━━━ RECORDS FOR THE EXERCISE ━━━

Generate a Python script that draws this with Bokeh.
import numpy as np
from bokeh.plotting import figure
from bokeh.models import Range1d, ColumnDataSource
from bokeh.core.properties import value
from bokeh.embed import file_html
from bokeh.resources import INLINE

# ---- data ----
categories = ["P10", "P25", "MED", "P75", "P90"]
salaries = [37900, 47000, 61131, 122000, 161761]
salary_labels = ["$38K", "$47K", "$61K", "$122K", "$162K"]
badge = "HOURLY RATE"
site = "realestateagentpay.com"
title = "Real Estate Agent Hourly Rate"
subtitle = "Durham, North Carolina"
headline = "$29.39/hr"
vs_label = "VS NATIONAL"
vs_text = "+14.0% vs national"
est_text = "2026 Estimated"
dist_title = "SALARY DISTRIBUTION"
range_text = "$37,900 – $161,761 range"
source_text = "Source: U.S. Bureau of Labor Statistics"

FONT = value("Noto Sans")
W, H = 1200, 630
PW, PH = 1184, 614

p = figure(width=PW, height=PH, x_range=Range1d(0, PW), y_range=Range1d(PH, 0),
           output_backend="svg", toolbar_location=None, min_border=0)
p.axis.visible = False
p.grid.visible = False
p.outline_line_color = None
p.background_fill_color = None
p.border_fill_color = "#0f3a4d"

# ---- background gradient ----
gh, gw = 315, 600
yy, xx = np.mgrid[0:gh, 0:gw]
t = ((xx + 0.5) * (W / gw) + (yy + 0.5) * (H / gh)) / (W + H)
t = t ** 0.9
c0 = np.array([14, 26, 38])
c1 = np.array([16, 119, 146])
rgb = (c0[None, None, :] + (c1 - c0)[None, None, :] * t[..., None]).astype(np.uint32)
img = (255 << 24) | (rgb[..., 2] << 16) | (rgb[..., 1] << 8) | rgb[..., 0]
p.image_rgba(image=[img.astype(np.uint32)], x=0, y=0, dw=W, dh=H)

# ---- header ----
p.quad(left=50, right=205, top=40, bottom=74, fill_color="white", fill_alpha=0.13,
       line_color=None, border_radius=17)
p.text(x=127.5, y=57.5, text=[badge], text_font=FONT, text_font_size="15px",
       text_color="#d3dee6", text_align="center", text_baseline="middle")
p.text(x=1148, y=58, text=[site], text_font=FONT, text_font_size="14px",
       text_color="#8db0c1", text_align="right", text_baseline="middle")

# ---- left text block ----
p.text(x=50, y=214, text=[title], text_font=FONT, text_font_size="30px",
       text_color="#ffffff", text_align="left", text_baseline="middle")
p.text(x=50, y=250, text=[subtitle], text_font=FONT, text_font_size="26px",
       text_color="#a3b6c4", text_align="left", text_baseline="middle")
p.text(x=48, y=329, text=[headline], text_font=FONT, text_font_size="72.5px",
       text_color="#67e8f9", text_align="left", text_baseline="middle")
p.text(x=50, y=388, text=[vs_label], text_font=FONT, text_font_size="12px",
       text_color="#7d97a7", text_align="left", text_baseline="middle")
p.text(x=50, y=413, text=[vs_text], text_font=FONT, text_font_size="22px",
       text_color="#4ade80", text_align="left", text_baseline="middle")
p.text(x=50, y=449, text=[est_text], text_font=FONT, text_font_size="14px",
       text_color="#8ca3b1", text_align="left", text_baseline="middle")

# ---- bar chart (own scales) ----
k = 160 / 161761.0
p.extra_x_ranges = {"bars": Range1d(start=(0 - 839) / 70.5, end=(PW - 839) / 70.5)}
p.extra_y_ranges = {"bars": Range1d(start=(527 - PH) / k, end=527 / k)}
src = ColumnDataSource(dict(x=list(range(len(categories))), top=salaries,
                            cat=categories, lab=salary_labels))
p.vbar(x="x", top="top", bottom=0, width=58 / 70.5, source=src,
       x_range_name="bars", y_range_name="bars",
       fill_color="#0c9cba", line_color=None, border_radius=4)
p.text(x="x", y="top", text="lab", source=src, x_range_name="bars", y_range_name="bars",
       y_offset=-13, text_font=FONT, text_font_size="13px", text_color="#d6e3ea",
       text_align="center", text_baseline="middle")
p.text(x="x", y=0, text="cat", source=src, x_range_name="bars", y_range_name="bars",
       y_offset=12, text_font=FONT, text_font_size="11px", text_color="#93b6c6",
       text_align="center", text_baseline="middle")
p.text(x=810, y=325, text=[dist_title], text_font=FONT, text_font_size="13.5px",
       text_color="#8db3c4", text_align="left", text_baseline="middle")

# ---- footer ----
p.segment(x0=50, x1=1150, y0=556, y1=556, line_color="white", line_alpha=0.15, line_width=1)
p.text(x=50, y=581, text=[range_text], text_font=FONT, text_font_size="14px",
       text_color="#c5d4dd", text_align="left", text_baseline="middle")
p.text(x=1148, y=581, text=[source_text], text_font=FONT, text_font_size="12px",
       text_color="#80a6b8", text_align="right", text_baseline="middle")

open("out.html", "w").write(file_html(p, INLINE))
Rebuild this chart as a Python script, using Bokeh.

━━━

CHALLENGE:
Go through the material above and count the lines that include "Python". Give the number alone.

SOLUTION TO THE PROBLEM:
2